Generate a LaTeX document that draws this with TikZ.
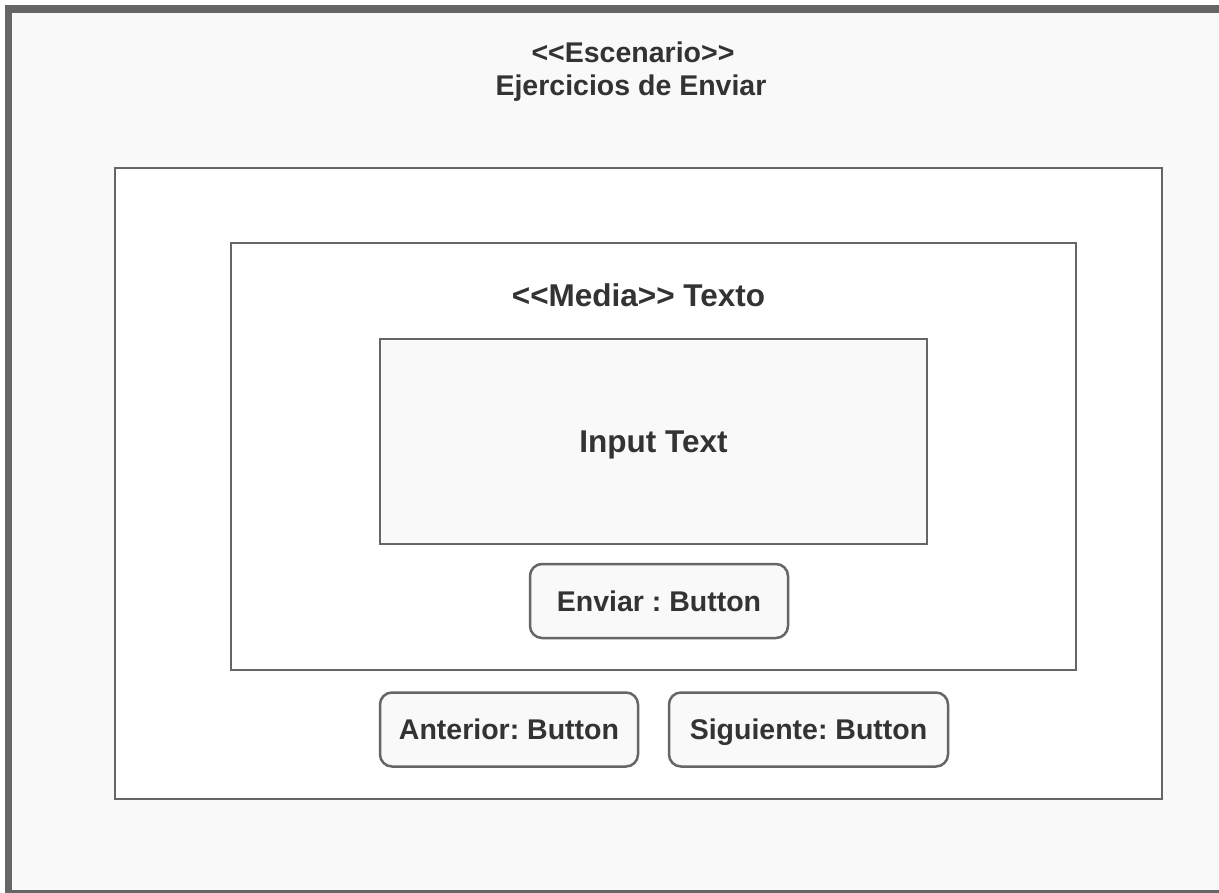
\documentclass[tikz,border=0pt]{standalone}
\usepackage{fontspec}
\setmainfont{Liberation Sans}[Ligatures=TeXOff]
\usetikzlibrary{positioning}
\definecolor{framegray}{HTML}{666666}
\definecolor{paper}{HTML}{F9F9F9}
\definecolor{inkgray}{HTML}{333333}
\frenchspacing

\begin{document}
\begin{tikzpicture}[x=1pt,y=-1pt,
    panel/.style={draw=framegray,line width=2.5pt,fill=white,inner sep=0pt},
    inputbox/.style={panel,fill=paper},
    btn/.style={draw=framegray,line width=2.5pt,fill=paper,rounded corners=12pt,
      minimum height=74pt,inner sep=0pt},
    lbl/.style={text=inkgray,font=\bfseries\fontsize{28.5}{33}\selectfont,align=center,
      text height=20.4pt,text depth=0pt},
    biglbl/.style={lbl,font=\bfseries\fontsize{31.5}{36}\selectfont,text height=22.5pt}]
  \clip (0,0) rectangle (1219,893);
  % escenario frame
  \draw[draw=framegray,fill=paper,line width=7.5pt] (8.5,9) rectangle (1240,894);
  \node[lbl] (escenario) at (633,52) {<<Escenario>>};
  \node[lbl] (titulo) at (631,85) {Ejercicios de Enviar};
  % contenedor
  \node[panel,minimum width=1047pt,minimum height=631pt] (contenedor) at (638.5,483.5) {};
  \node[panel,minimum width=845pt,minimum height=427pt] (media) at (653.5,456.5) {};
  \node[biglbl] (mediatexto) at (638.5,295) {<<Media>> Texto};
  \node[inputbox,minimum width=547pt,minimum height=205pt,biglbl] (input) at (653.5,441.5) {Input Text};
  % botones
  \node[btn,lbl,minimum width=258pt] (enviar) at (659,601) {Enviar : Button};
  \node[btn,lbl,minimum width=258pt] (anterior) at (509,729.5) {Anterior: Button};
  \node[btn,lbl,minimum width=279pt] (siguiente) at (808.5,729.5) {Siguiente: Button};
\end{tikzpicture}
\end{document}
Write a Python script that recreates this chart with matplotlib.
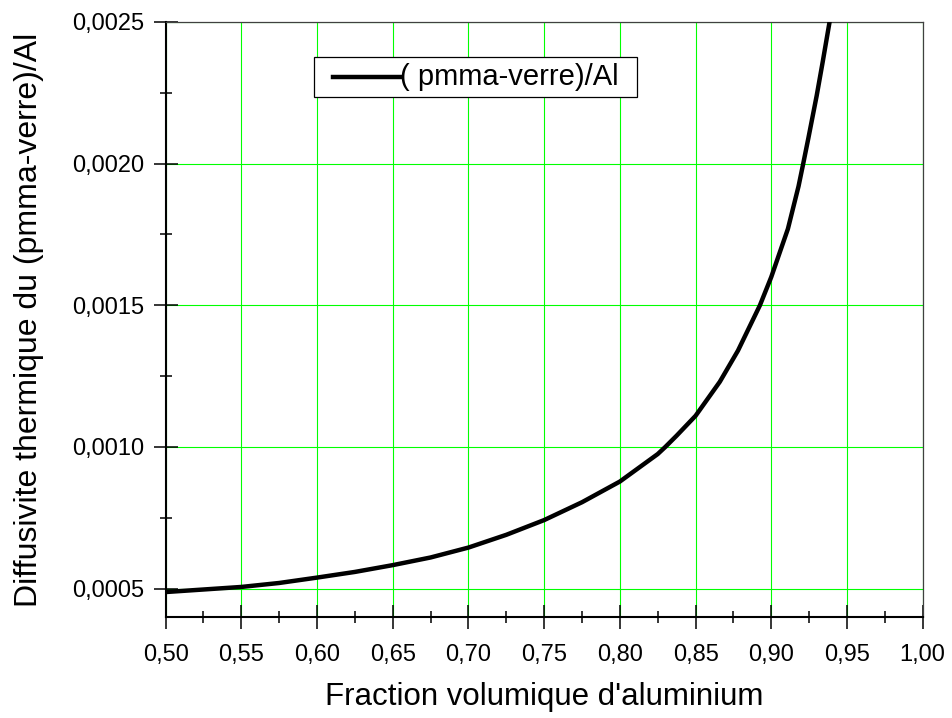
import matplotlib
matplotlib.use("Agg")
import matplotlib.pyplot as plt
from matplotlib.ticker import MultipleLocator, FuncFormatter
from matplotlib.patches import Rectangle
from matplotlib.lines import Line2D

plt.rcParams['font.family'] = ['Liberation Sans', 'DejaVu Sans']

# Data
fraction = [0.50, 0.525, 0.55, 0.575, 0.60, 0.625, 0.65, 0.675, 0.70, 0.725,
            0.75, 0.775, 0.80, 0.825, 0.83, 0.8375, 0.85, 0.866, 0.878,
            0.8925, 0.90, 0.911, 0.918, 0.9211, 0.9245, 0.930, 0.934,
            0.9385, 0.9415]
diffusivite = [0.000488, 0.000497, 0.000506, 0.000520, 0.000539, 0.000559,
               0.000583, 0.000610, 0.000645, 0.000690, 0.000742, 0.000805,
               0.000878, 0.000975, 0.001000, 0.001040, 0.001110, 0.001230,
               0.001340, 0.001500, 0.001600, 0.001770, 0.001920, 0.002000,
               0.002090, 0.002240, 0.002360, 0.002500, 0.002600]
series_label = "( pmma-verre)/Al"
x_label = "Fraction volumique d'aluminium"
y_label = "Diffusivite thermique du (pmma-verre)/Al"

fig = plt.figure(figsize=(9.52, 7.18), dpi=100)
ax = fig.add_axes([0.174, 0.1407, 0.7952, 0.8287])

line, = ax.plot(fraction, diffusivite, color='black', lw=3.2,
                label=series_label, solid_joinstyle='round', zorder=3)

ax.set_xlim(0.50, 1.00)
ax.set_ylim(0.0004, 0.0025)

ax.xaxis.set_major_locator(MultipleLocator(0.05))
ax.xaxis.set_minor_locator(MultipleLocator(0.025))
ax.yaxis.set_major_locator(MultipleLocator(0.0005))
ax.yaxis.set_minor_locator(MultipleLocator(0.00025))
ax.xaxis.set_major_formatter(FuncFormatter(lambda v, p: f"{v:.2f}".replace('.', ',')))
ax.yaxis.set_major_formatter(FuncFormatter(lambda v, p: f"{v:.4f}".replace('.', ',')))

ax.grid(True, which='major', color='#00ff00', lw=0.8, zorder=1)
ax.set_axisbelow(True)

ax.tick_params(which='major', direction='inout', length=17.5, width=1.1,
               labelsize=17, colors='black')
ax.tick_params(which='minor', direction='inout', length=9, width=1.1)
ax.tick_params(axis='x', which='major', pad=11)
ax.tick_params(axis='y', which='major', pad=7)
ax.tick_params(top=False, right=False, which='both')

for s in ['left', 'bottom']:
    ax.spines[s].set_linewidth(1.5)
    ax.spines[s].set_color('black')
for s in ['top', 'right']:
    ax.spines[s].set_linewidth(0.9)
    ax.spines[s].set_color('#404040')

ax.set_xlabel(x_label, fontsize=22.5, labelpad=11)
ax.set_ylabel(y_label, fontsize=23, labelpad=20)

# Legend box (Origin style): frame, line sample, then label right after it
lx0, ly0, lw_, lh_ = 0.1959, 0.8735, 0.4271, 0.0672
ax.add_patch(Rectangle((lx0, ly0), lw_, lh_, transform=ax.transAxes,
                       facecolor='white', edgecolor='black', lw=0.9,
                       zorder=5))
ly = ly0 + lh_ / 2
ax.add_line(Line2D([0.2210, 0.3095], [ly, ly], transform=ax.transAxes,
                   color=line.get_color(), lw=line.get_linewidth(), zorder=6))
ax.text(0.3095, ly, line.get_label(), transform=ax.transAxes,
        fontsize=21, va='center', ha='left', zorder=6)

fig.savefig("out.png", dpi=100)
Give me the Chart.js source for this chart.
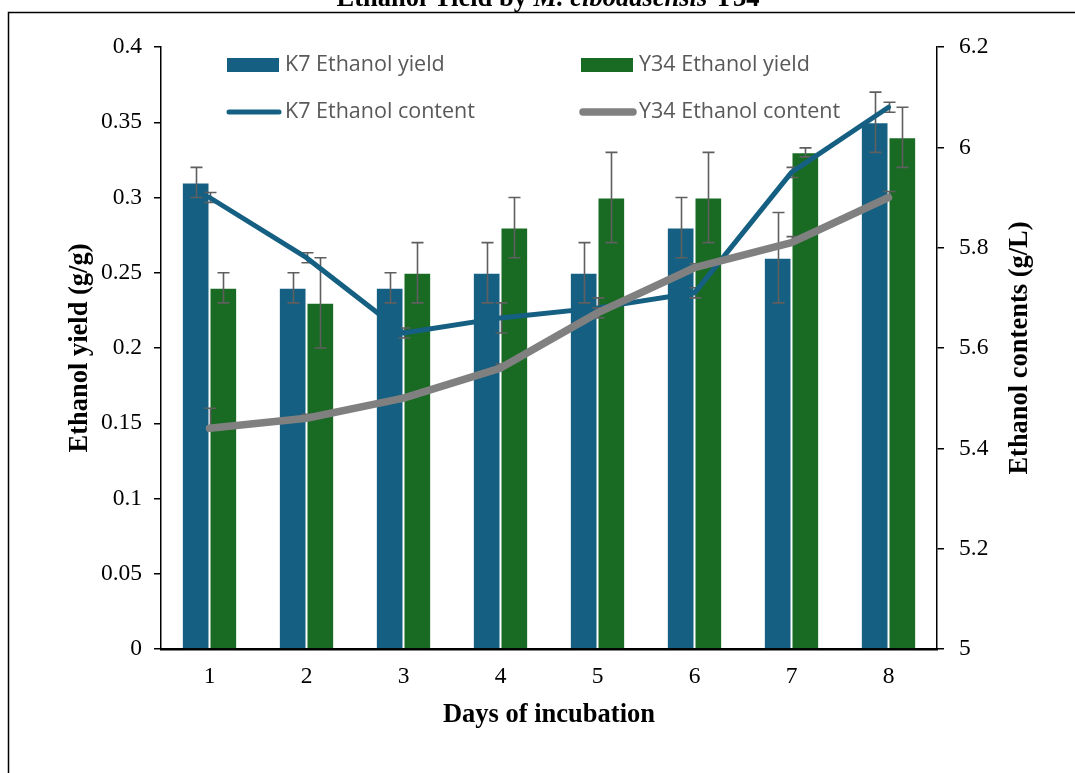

Directions for this task -
Skip the pictures and transcribe the rest of the records exactly.

Solution -
Generate a LaTeX document that draws this with TikZ.
\documentclass[tikz,border=0pt]{standalone}
\usepackage{fontspec}
\setmainfont{Liberation Sans}[Ligatures=TeXOff]
\usetikzlibrary{positioning}
\definecolor{framegray}{HTML}{666666}
\definecolor{paper}{HTML}{F9F9F9}
\definecolor{inkgray}{HTML}{333333}
\frenchspacing

\begin{document}
\begin{tikzpicture}[x=1pt,y=-1pt,
    panel/.style={draw=framegray,line width=2.5pt,fill=white,inner sep=0pt},
    inputbox/.style={panel,fill=paper},
    btn/.style={draw=framegray,line width=2.5pt,fill=paper,rounded corners=12pt,
      minimum height=74pt,inner sep=0pt},
    lbl/.style={text=inkgray,font=\bfseries\fontsize{28.5}{33}\selectfont,align=center,
      text height=20.4pt,text depth=0pt},
    biglbl/.style={lbl,font=\bfseries\fontsize{31.5}{36}\selectfont,text height=22.5pt}]
  \clip (0,0) rectangle (1219,893);
  % escenario frame
  \draw[draw=framegray,fill=paper,line width=7.5pt] (8.5,9) rectangle (1240,894);
  \node[lbl] (escenario) at (633,52) {<<Escenario>>};
  \node[lbl] (titulo) at (631,85) {Ejercicios de Enviar};
  % contenedor
  \node[panel,minimum width=1047pt,minimum height=631pt] (contenedor) at (638.5,483.5) {};
  \node[panel,minimum width=845pt,minimum height=427pt] (media) at (653.5,456.5) {};
  \node[biglbl] (mediatexto) at (638.5,295) {<<Media>> Texto};
  \node[inputbox,minimum width=547pt,minimum height=205pt,biglbl] (input) at (653.5,441.5) {Input Text};
  % botones
  \node[btn,lbl,minimum width=258pt] (enviar) at (659,601) {Enviar : Button};
  \node[btn,lbl,minimum width=258pt] (anterior) at (509,729.5) {Anterior: Button};
  \node[btn,lbl,minimum width=279pt] (siguiente) at (808.5,729.5) {Siguiente: Button};
\end{tikzpicture}
\end{document}
Write a Python script that recreates this chart with matplotlib.
import matplotlib
matplotlib.use("Agg")
import matplotlib.pyplot as plt
from matplotlib.ticker import MultipleLocator, FuncFormatter
from matplotlib.patches import Rectangle
from matplotlib.lines import Line2D

plt.rcParams['font.family'] = ['Liberation Sans', 'DejaVu Sans']

# Data
fraction = [0.50, 0.525, 0.55, 0.575, 0.60, 0.625, 0.65, 0.675, 0.70, 0.725,
            0.75, 0.775, 0.80, 0.825, 0.83, 0.8375, 0.85, 0.866, 0.878,
            0.8925, 0.90, 0.911, 0.918, 0.9211, 0.9245, 0.930, 0.934,
            0.9385, 0.9415]
diffusivite = [0.000488, 0.000497, 0.000506, 0.000520, 0.000539, 0.000559,
               0.000583, 0.000610, 0.000645, 0.000690, 0.000742, 0.000805,
               0.000878, 0.000975, 0.001000, 0.001040, 0.001110, 0.001230,
               0.001340, 0.001500, 0.001600, 0.001770, 0.001920, 0.002000,
               0.002090, 0.002240, 0.002360, 0.002500, 0.002600]
series_label = "( pmma-verre)/Al"
x_label = "Fraction volumique d'aluminium"
y_label = "Diffusivite thermique du (pmma-verre)/Al"

fig = plt.figure(figsize=(9.52, 7.18), dpi=100)
ax = fig.add_axes([0.174, 0.1407, 0.7952, 0.8287])

line, = ax.plot(fraction, diffusivite, color='black', lw=3.2,
                label=series_label, solid_joinstyle='round', zorder=3)

ax.set_xlim(0.50, 1.00)
ax.set_ylim(0.0004, 0.0025)

ax.xaxis.set_major_locator(MultipleLocator(0.05))
ax.xaxis.set_minor_locator(MultipleLocator(0.025))
ax.yaxis.set_major_locator(MultipleLocator(0.0005))
ax.yaxis.set_minor_locator(MultipleLocator(0.00025))
ax.xaxis.set_major_formatter(FuncFormatter(lambda v, p: f"{v:.2f}".replace('.', ',')))
ax.yaxis.set_major_formatter(FuncFormatter(lambda v, p: f"{v:.4f}".replace('.', ',')))

ax.grid(True, which='major', color='#00ff00', lw=0.8, zorder=1)
ax.set_axisbelow(True)

ax.tick_params(which='major', direction='inout', length=17.5, width=1.1,
               labelsize=17, colors='black')
ax.tick_params(which='minor', direction='inout', length=9, width=1.1)
ax.tick_params(axis='x', which='major', pad=11)
ax.tick_params(axis='y', which='major', pad=7)
ax.tick_params(top=False, right=False, which='both')

for s in ['left', 'bottom']:
    ax.spines[s].set_linewidth(1.5)
    ax.spines[s].set_color('black')
for s in ['top', 'right']:
    ax.spines[s].set_linewidth(0.9)
    ax.spines[s].set_color('#404040')

ax.set_xlabel(x_label, fontsize=22.5, labelpad=11)
ax.set_ylabel(y_label, fontsize=23, labelpad=20)

# Legend box (Origin style): frame, line sample, then label right after it
lx0, ly0, lw_, lh_ = 0.1959, 0.8735, 0.4271, 0.0672
ax.add_patch(Rectangle((lx0, ly0), lw_, lh_, transform=ax.transAxes,
                       facecolor='white', edgecolor='black', lw=0.9,
                       zorder=5))
ly = ly0 + lh_ / 2
ax.add_line(Line2D([0.2210, 0.3095], [ly, ly], transform=ax.transAxes,
                   color=line.get_color(), lw=line.get_linewidth(), zorder=6))
ax.text(0.3095, ly, line.get_label(), transform=ax.transAxes,
        fontsize=21, va='center', ha='left', zorder=6)

fig.savefig("out.png", dpi=100)
Give me the Chart.js source for this chart.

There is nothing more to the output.